Objective: To investigate pancreatic beta cell morphology and function in rat adult offspring of dams fed a high fat diet in pregnancy.
Methods: Female Sprague Dawley rats were fed either a control breeding diet (4% fat) or a high fat diet (20% animal fat) balanced for vitamins and nutrients. Experimental diets were fed for 10 days prior to mating, throughout pregnancy and weaning. Weaned pups were fed standard low fat chow throughout adult life. The time-course of insulin secretion from isolated islets was determined by radioimmunoassay of perifusion samples. Islet insulin content was also measured by radioimmunoassay and preproinsulin mRNA levels were quantified by real-time RT-PCR. Electron micrographs of isolated pancreata were prepared for assessment of islet cell ultrastructure.

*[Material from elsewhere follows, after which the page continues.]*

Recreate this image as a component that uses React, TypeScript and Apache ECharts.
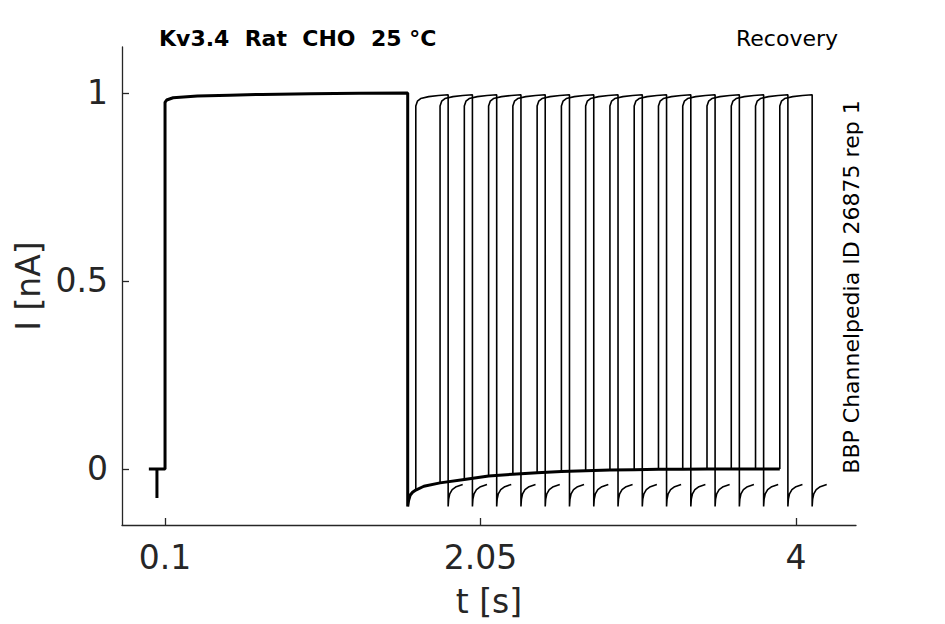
import React, { useEffect, useRef } from "react";
import * as echarts from "echarts";

// First (conditioning) pulse, shared by all sweeps: time [s], current [nA]
const T_MAIN = [0, 0.05, 0.05, 0.05, 0.1, 0.1, 0.11, 0.15, 0.3, 0.5, 0.7, 1.0, 1.3, 1.6];
const I_MAIN = [0, 0, -0.077, 0, 0, 0.975, 0.981, 0.987, 0.992, 0.994, 0.996, 0.998, 0.999, 1.0];

// Tail current after the first pulse (time offset from 1.6 s)
const RECOVERY_DT = [0, 0.005, 0.015, 0.03, 0.05, 0.1, 0.2, 0.35, 0.5, 0.65, 0.8, 0.95, 1.1, 1.25, 1.4, 1.55, 1.7, 1.85, 2.0, 2.15, 2.3];
const RECOVERY_I = [-0.1, -0.085, -0.07, -0.062, -0.056, -0.046, -0.037, -0.028, -0.019, -0.014, -0.01, -0.007, -0.005, -0.003, -0.002, -0.001, -0.001, 0, 0, 0, 0];

// Recovery intervals between the two pulses [s]
const RECOVERY_INTERVALS = [0.05, 0.2, 0.35, 0.5, 0.65, 0.8, 0.95, 1.1, 1.25, 1.4, 1.55, 1.7, 1.85, 2.0, 2.15, 2.3];

// Second (test) pulse (offset from its start)
const PULSE_DT = [0, 0.01, 0.03, 0.08, 0.14, 0.2];
const PULSE_I = [0.965, 0.978, 0.985, 0.99, 0.993, 0.995];

// Tail after the test pulse (offset from its end)
const TAIL_DT = [0, 0.003, 0.01, 0.025, 0.05, 0.09];
const TAIL_I = [-0.1, -0.08, -0.066, -0.055, -0.047, -0.041];

const X_TICKS = [0.1, 2.05, 4];
const Y_TICKS = [0, 0.5, 1];

const FIRST_PULSE_END = 1.6;
const PULSE_LEN = 0.2;

const FONT = "DejaVu Sans";
const AXIS_COLOR = "#262626";

export default function App() {
  const ref = useRef<HTMLDivElement>(null);

  useEffect(() => {
    if (!ref.current) return;
    const chart = echarts.init(ref.current, undefined, { renderer: "svg" });

    const lastStart = RECOVERY_INTERVALS[RECOVERY_INTERVALS.length - 1];
    const shared: number[][] = T_MAIN.map((t, i) => [t, I_MAIN[i]]);
    RECOVERY_DT.forEach((dt, i) => {
      if (dt <= lastStart) shared.push([FIRST_PULSE_END + dt, RECOVERY_I[i]]);
    });

    const sweeps = RECOVERY_INTERVALS.map((iv) => {
      const idx = RECOVERY_DT.indexOf(iv);
      const start = FIRST_PULSE_END + iv;
      const pts: number[][] = [[start, RECOVERY_I[idx]]];
      PULSE_DT.forEach((dt, k) => pts.push([start + dt, PULSE_I[k]]));
      TAIL_DT.forEach((dt, k) => pts.push([start + PULSE_LEN + dt, TAIL_I[k]]));
      return {
        type: "line" as const,
        data: pts,
        showSymbol: false,
        silent: true,
        lineStyle: { color: "#000", width: 1.6 },
        z: 2,
      };
    });

    chart.setOption({
      animation: false,
      backgroundColor: "#fff",
      grid: { left: 122, right: 89, top: 47, bottom: 99 },
      xAxis: {
        type: "value",
        min: -0.166,
        max: 4.371,
        name: "t [s]",
        nameLocation: "middle",
        nameGap: 60,
        nameTextStyle: { fontFamily: FONT, fontSize: 33, color: AXIS_COLOR },
        axisLine: { show: true, onZero: false, lineStyle: { color: AXIS_COLOR, width: 1.3 } },
        axisTick: { show: true, inside: true, length: 7, customValues: X_TICKS, lineStyle: { color: AXIS_COLOR, width: 1.3 } },
        axisLabel: { customValues: X_TICKS, margin: 16, fontFamily: FONT, fontSize: 33, color: AXIS_COLOR },
        splitLine: { show: false },
      },
      yAxis: {
        type: "value",
        min: -0.149,
        max: 1.122,
        name: "I [nA]",
        nameLocation: "middle",
        nameGap: 76,
        nameRotate: 90,
        nameTextStyle: { fontFamily: FONT, fontSize: 33, color: AXIS_COLOR },
        axisLine: { show: true, onZero: false, lineStyle: { color: AXIS_COLOR, width: 1.3 } },
        axisTick: { show: true, inside: true, length: 7, customValues: Y_TICKS, lineStyle: { color: AXIS_COLOR, width: 1.3 } },
        axisLabel: { customValues: Y_TICKS, margin: 14, fontFamily: FONT, fontSize: 33, color: AXIS_COLOR },
        splitLine: { show: false },
      },
      graphic: [
        {
          type: "text",
          left: 159,
          top: 27,
          style: { text: "Kv3.4  Rat  CHO  25 °C", fontFamily: FONT, fontSize: 22, fontWeight: "bold", fill: "#000" },
        },
        {
          type: "text",
          right: 107,
          top: 27,
          style: { text: "Recovery", fontFamily: FONT, fontSize: 22, fill: "#000" },
        },
        {
          type: "text",
          x: 851,
          y: 287,
          rotation: Math.PI / 2,
          style: {
            text: "BBP Channelpedia ID 26875 rep 1",
            fontFamily: FONT,
            fontSize: 22,
            fill: "#000",
            align: "center",
            verticalAlign: "middle",
          },
        },
      ],
      series: [
        {
          type: "line",
          data: shared,
          showSymbol: false,
          silent: true,
          lineStyle: { color: "#000", width: 3 },
          z: 3,
        },
        ...sweeps,
      ],
    });

    return () => chart.dispose();
  }, []);

  return (
    <div
      ref={ref}
      style={{ position: "fixed", left: 0, top: 0, width: 945, height: 624, background: "#fff" }}
    />
  );
}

Results: Perifusion experiments indicated that glucose-stimulated insulin secretion was significantly reduced in islets isolated from the adult offspring of high fat dams (OHF). Both the initial peak phase and the sustained phase insulin secretion in response to 20mM glucose were significantly reduced in the experimental group (control: 438.8 plus/minus 46.3 pg/islet/20 min; OHF: 321.1 plus/minus 26.0, n=4, P<0.05). Islet insulin content was significantly reduced in the OHF rats (control: 26.9 plus/minus 2.6 ng/islet; OHF: 16.2 plus/minus 2.0, n=8-9, P<0.05). Preproinsulin mRNA levels were also significantly reduced in the experimental group (control: 35.6 plus/minus 8.3 pg/1000 copies actin; OHF: 9.4 plus/minus 2.1, n=3-4, P<0.05). Electron micrographs indicated altered ultrastructure of the beta cell secretory granules: OHF rat islets contained beta cell secretory granules with enlarged electron translucent halos, but with electron dense cores that were similar to control beta cells. The alpha cell secretory granules were not altered in the OHF islets.
Conclusions: These results are consistent with a high fat maternal diet permanently programming structural and functional abnormality of islet beta cells in the adult offspring of fat fed pregnant rats.